British soldiers expected in Ghana after withdrawal from Mali – Report
With the withdrawal of some 300 British peacekeepers from Mali in the wake of frosty relations with Bamako over the involvement of Russian mercenaries in the fight against terrorist groups in the Sahel, some special forces are expected to arrive in Ghana.
In a report by UK-based ‘The Telegraph’ and sighted by GhanaWeb, British ministers are also expected to be in Accra to hammer out a new security agreement which will position Ghana and by extension Burkina Faso as the new frontline against terrorism.
It is unclear if the move is a face-saving operation in the wake of the mission in Mali being shut down or something more significant as British forces already train troops in Ghana.

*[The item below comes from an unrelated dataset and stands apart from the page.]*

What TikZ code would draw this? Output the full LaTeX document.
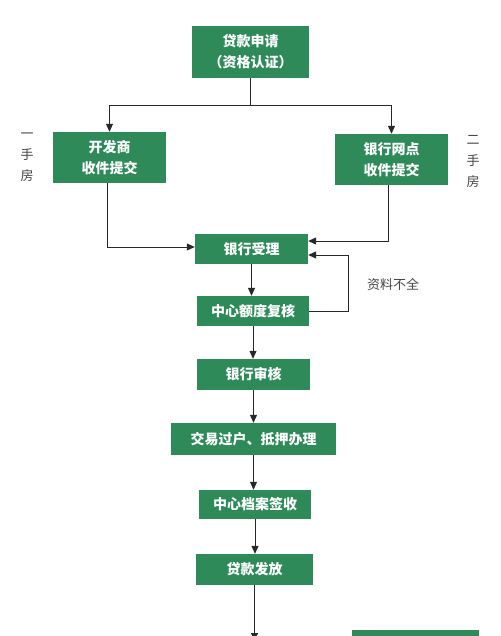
\documentclass[tikz,border=0pt]{standalone}
\usepackage{fontspec}
\newfontfamily\cjk{Noto Sans CJK SC}
\usetikzlibrary{arrows.meta}
\definecolor{boxgreen}{RGB}{46,139,89}
\definecolor{linegray}{RGB}{40,40,40}
\definecolor{labgray}{RGB}{70,70,70}
\tikzset{
  stepbox/.style={draw=none,fill=boxgreen,text=white,font=\cjk\bfseries\fontsize{14pt}{21pt}\selectfont,
    inner sep=0pt,align=center},
  arr/.style={draw=linegray,line width=1pt,-{Triangle[length=8pt,width=7pt]}},
  ln/.style={draw=linegray,line width=1pt},
  side/.style={text=labgray,font=\cjk\fontsize{13pt}{21pt}\selectfont,align=center,inner sep=0pt},
}
\begin{document}
\begin{tikzpicture}[x=1pt,y=-1pt]
\useasboundingbox (0,0) rectangle (500,636);
\fill[white] (0,0) rectangle (500,636);
\node[stepbox,minimum width=117pt,minimum height=52pt] (top) at (250.5,52) {贷款申请\\（资格认证）};
\node[stepbox,minimum width=113pt,minimum height=51pt] (dev) at (109.5,157.5) {开发商\\收件提交};
\node[stepbox,minimum width=113pt,minimum height=51pt] (bank) at (391.5,159.5) {银行网点\\收件提交};
\node[stepbox,minimum width=113pt,minimum height=30pt] (accept) at (251.5,249) {银行受理};
\node[stepbox,minimum width=112pt,minimum height=30pt] (review) at (253,311) {中心额度复核};
\node[stepbox,minimum width=113pt,minimum height=31pt] (audit) at (253.5,374.5) {银行审核};
\node[stepbox,minimum width=165pt,minimum height=32pt] (transfer) at (253.5,439) {交易过户、抵押办理};
\node[stepbox,minimum width=112pt,minimum height=29pt] (archive) at (255,504.5) {中心档案签收};
\node[stepbox,minimum width=117pt,minimum height=31pt] (release) at (254.5,569.5) {贷款发放};
\node[stepbox,minimum width=127pt,minimum height=40pt] (next) at (415.5,650) {};
\coordinate (below) at (253.5,641);

\node[side] (lab1) at (27,157) {一\\手\\房};
\node[side] (lab2) at (473,161) {二\\手\\房};
\node[side] (lab3) at (393,284) {资料不全};

\coordinate (split) at (250.5,106);
\draw[ln] (top.south) -- (split);
\draw[arr] (split) -| (dev.north);
\draw[arr] (split) -| (bank.north);
\draw[arr] ([xshift=-2.5pt]dev.south) |- ([yshift=2pt]accept.west);
\draw[arr] ([xshift=-3.5pt]bank.south) |- ([yshift=8pt]accept.east);
\draw[arr] (review.east) -- ++(39,0) |- ([yshift=-6pt]accept.east);
\draw[arr] (accept.south) -- (accept.south |- review.north);
\draw[arr] (review.south) -- (review.south |- audit.north);
\draw[arr] (audit.south) -- (audit.south |- transfer.north);
\draw[arr] (transfer.south) -- (transfer.south |- archive.north);
\draw[arr] (archive.south) -- (archive.south |- release.north);
\draw[arr] (release.south) -- (release.south |- below);
\end{tikzpicture}
\end{document}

Ghana, Togo, Benin and Cote d’Ivoire all signed up for the Accra Initiative in 2017. This is a coalition which aims at stopping insecurity spilling over their borders from the Sahel.
It was reported on Monday, November 14, that the UK will be withdrawing all of its troops from Mali, which until only a few months ago, Whitehall officials were describing as “the new frontline of the war on terror”.
Former Africa Minister Rory Stewart, who championed the so-called “pivot to the Sahel” under Prime Minister Theresa May, was scathing about the real purpose of the Ghana trip, suggesting it was no more than a face-saving operation.
“We struggled to maintain 300 troops in Mali, partly because it cost perhaps as much as a hundred million pounds from tightly stretched budgets,” he told The Telegraph. “I fear that the ‘pivot to Ghana and Burkina Faso’ is largely a way of excusing our retreat from the Sahel and will ultimately add up to less than people pretend.”
“We have been worrying about Burkina Faso for some time. But without an embassy there or any significant investment, there is a real limit to what the UK can do,” Stewart added.